We are surrounded by people, but sometimes still feel alone. The social interaction that occurs naturally in the warmer months can sometimes feel forced in the winter, but is still important. Those who are fortunate enough to be with family or friends, take this time to improve and enrich those relationships. Plan activities and excursions that will bring you closer together. Everyone should seek out contact with people or groups that can help everyone in specific areas of interest such as faith, self-improvement, fitness, hobbies or other common interests.

Despite limited opportunities for outside physical activities, winter is a great time to focus on physical fitness. Dedicate some of the time you spent engaging in outdoor activities in the summer to improving your fitness. You might start a challenge with your coworkers, or perhaps start training for a run in the spring.

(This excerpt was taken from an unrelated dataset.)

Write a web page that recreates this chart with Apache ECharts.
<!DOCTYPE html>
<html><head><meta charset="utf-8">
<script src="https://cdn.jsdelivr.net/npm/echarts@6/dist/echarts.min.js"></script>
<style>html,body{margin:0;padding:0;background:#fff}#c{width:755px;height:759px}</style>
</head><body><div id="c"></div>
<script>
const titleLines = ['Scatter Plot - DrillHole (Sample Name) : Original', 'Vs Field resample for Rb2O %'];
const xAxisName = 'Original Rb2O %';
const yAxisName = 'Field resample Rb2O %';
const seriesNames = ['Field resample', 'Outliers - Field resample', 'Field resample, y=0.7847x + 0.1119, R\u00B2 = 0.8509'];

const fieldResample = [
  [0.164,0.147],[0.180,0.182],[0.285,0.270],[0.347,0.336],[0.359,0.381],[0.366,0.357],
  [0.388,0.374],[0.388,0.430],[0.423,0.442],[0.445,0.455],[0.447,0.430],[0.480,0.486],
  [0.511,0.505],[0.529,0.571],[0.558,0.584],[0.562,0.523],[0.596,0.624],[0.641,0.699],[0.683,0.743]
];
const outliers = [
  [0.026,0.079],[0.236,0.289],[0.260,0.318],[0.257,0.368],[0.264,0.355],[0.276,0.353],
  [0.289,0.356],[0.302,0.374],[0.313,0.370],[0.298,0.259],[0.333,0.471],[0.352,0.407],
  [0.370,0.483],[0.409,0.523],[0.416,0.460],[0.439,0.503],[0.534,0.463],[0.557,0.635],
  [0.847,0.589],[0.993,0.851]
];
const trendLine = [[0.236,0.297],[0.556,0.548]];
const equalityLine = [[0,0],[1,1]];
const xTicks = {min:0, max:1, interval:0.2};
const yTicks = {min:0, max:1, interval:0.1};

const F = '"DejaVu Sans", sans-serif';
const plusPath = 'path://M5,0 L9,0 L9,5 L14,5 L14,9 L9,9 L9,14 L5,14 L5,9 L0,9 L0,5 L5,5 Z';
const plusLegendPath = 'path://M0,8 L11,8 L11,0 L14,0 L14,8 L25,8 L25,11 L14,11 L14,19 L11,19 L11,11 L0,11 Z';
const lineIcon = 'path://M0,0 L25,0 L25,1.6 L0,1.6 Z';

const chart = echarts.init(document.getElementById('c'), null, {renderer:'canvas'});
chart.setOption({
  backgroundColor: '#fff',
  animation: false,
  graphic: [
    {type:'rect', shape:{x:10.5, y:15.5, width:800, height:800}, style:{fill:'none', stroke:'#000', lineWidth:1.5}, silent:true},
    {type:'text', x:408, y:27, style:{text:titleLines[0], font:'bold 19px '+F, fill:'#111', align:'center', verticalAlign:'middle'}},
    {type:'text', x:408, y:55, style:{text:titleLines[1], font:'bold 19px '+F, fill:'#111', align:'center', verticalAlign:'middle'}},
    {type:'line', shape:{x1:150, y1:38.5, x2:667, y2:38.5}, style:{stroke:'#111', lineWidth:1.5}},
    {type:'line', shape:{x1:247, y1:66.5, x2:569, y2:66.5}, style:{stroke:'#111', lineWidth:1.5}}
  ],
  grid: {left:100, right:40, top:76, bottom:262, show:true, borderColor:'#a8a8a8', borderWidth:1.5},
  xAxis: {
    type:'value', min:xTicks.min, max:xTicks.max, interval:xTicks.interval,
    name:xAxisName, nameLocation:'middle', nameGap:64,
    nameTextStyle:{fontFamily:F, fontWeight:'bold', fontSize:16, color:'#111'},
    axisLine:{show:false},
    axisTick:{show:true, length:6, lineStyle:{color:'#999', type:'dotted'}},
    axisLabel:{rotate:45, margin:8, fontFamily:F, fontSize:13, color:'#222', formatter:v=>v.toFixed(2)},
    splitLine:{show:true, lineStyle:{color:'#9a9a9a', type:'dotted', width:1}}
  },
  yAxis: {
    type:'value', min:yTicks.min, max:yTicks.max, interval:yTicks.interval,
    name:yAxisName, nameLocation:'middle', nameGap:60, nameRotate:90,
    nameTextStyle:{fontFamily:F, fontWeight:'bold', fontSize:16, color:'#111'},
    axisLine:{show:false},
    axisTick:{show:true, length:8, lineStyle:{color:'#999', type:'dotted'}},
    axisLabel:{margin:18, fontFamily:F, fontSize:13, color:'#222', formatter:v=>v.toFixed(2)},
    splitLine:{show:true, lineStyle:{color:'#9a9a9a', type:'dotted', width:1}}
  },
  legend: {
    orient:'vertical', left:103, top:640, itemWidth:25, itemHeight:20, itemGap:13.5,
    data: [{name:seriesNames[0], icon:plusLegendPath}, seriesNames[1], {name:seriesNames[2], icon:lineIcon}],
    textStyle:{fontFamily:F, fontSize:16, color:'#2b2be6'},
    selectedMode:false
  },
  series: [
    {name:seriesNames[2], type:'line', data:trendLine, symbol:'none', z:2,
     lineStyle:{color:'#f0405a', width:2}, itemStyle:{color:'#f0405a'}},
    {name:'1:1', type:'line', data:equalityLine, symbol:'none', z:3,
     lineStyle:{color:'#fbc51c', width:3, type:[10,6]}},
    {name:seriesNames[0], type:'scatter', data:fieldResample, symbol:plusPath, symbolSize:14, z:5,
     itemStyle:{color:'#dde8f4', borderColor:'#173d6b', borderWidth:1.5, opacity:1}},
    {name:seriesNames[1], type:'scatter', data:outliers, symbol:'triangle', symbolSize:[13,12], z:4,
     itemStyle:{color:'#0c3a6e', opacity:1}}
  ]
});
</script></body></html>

Working out will get your blood flowing and improve your physical, mental, and emotional health. This is another great opportunity for some social interaction. If your base has a gym, try starting a volleyball or basketball club with some friends. Keeping active is essential to ensuring your continued resiliency as winter sets in.

If at any point you find yourself in a situation where you are struggling, don’t forget that you have options. When talking about resiliency, we tend to focus on corrective measures once there are already problems. Instead, take a more preventative approach. Find someone to talk to before things get bad and don’t be afraid to have the hard conversations. If you don’t think you have someone in your life you can talk to, the local Mental Health office or your Chaplain are great options. Finally, don’t forget all the great resources online and in-print. Remember, no one is truly alone, even if the weather might try to convince us otherwise.